Data >>
┌────────
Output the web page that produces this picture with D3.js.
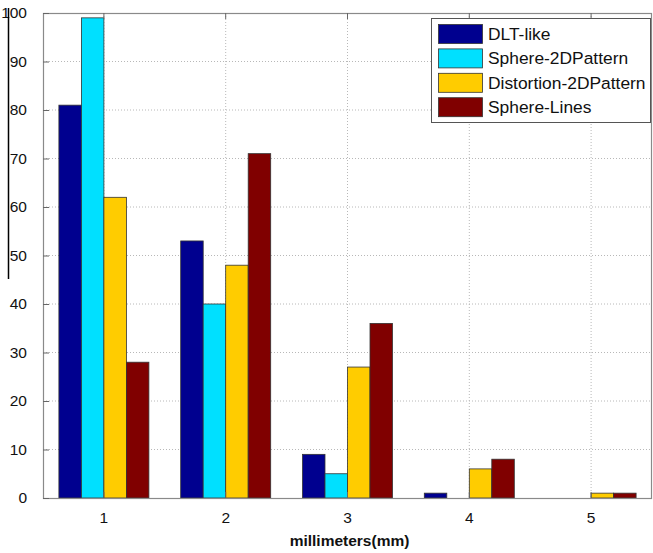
<!DOCTYPE html>
<html>
<head>
<meta charset="utf-8">
<script src="https://cdn.jsdelivr.net/npm/d3@7"></script>
<style>
  html, body { margin: 0; padding: 0; background: #fff; }
  svg { display: block; font-family: "Liberation Sans", Arial, sans-serif; }
</style>
</head>
<body>
<svg id="chart" width="653" height="553"></svg>
<script>
const categories = ["1", "2", "3", "4", "5"];
const seriesNames = ["DLT-like", "Sphere-2DPattern", "Distortion-2DPattern", "Sphere-Lines"];
const dltLike = [81, 53, 9, 1, 0];
const sphere2D = [99, 40, 5, 0, 0];
const distortion2D = [62, 48, 27, 6, 1];
const sphereLines = [28, 71, 36, 8, 1];
const seriesColors = ["#00008F", "#00E0FF", "#FFCC00", "#800000"];
const yTicks = [0, 10, 20, 30, 40, 50, 60, 70, 80, 90, 100];

const seriesValues = [dltLike, sphere2D, distortion2D, sphereLines];

const svg = d3.select("#chart");
const m = { left: 43, right: 652, top: 13, bottom: 498 };

const x = d3.scaleBand().domain(categories).range([m.left, m.right]).paddingInner(0).paddingOuter(0);
const xInner = d3.scaleBand().domain(seriesNames).range([-45, 45]);
const y = d3.scaleLinear().domain([0, 100]).range([m.bottom, m.top]);

// gridlines
const grid = svg.append("g");
grid.selectAll("line.h").data(yTicks.filter(d => d > 0 && d < 100)).enter().append("line")
  .attr("x1", m.left).attr("x2", m.right)
  .attr("y1", d => y(d)).attr("y2", d => y(d))
  .attr("stroke", "#b8b8b8").attr("stroke-width", 1).attr("stroke-dasharray", "1,2");
grid.selectAll("line.v").data(categories).enter().append("line")
  .attr("x1", d => x(d) + x.bandwidth() / 2).attr("x2", d => x(d) + x.bandwidth() / 2)
  .attr("y1", m.top).attr("y2", m.bottom)
  .attr("stroke", "#b8b8b8").attr("stroke-width", 1).attr("stroke-dasharray", "1,2");

// bars
const rows = [];
categories.forEach((c, i) => {
  seriesNames.forEach((s, j) => {
    rows.push({ cat: c, series: s, value: seriesValues[j][i], color: seriesColors[j] });
  });
});
svg.append("g").selectAll("rect").data(rows.filter(d => d.value > 0)).enter().append("rect")
  .attr("x", d => x(d.cat) + x.bandwidth() / 2 + xInner(d.series))
  .attr("width", xInner.bandwidth())
  .attr("y", d => y(d.value))
  .attr("height", d => y(0) - y(d.value))
  .attr("fill", d => d.color)
  .attr("stroke", "#333").attr("stroke-width", 0.8);

// frame
svg.append("rect")
  .attr("x", m.left + 0.5).attr("y", m.top + 0.5)
  .attr("width", m.right - m.left - 1).attr("height", m.bottom - m.top)
  .attr("fill", "none").attr("stroke", "#8a8a8a").attr("stroke-width", 1.2);

// y axis
const yAxis = d3.axisLeft(y).tickValues(yTicks).tickSize(-6).tickPadding(16);
const gy = svg.append("g").attr("transform", `translate(${m.left},0)`).call(yAxis);
gy.select(".domain").remove();
gy.selectAll(".tick line").attr("stroke", "#666");
gy.selectAll(".tick text").attr("font-size", 15.5).attr("fill", "#111")
  .attr("font-family", "'Liberation Sans', Arial, sans-serif");

// x axis (ticks at top and bottom)
const xAxis = d3.axisBottom(x).tickSize(-6).tickPadding(14);
const gx = svg.append("g").attr("transform", `translate(0,${m.bottom})`).call(xAxis);
gx.select(".domain").remove();
gx.selectAll(".tick line").attr("stroke", "#666");
gx.selectAll(".tick text").attr("font-size", 15.5).attr("fill", "#111")
  .attr("font-family", "'Liberation Sans', Arial, sans-serif");
const gxTop = svg.append("g").attr("transform", `translate(0,${m.top})`).call(d3.axisTop(x).tickSize(-6).tickFormat(""));
gxTop.select(".domain").remove();
gxTop.selectAll(".tick line").attr("stroke", "#666");

// x axis title
svg.append("text")
  .attr("x", (m.left + m.right) / 2 + 2).attr("y", 546)
  .attr("text-anchor", "middle")
  .attr("font-size", 15.5).attr("font-weight", "bold").attr("fill", "#111")
  .text("millimeters(mm)");

// stray black line on the left edge
svg.append("line").attr("x1", 8.5).attr("x2", 8.5).attr("y1", 8).attr("y2", 279)
  .attr("stroke", "#000").attr("stroke-width", 1.5);

// legend
const lg = svg.append("g");
lg.append("rect").attr("x", 431.5).attr("y", 18.5).attr("width", 219).attr("height", 104)
  .attr("fill", "#fff").attr("stroke", "#555").attr("stroke-width", 1);
seriesNames.forEach((s, i) => {
  const yy = 24 + i * 24.4;
  lg.append("rect").attr("x", 438.5).attr("y", yy + 0.5).attr("width", 44).attr("height", 19)
    .attr("fill", seriesColors[i]).attr("stroke", "#333").attr("stroke-width", 0.8);
  lg.append("text").attr("x", 488).attr("y", yy + 16)
    .attr("font-size", 17.4).attr("fill", "#111").text(s);
});
</script>
</body>
</html>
└────────
What is expected >>
Without the pictures, return the listing above from its first line through the line that has "13, bottom: 498".

Answer in full >>
Output the web page that produces this picture with D3.js.
<!DOCTYPE html>
<html>
<head>
<meta charset="utf-8">
<script src="https://cdn.jsdelivr.net/npm/d3@7"></script>
<style>
  html, body { margin: 0; padding: 0; background: #fff; }
  svg { display: block; font-family: "Liberation Sans", Arial, sans-serif; }
</style>
</head>
<body>
<svg id="chart" width="653" height="553"></svg>
<script>
const categories = ["1", "2", "3", "4", "5"];
const seriesNames = ["DLT-like", "Sphere-2DPattern", "Distortion-2DPattern", "Sphere-Lines"];
const dltLike = [81, 53, 9, 1, 0];
const sphere2D = [99, 40, 5, 0, 0];
const distortion2D = [62, 48, 27, 6, 1];
const sphereLines = [28, 71, 36, 8, 1];
const seriesColors = ["#00008F", "#00E0FF", "#FFCC00", "#800000"];
const yTicks = [0, 10, 20, 30, 40, 50, 60, 70, 80, 90, 100];

const seriesValues = [dltLike, sphere2D, distortion2D, sphereLines];

const svg = d3.select("#chart");
const m = { left: 43, right: 652, top: 13, bottom: 498 };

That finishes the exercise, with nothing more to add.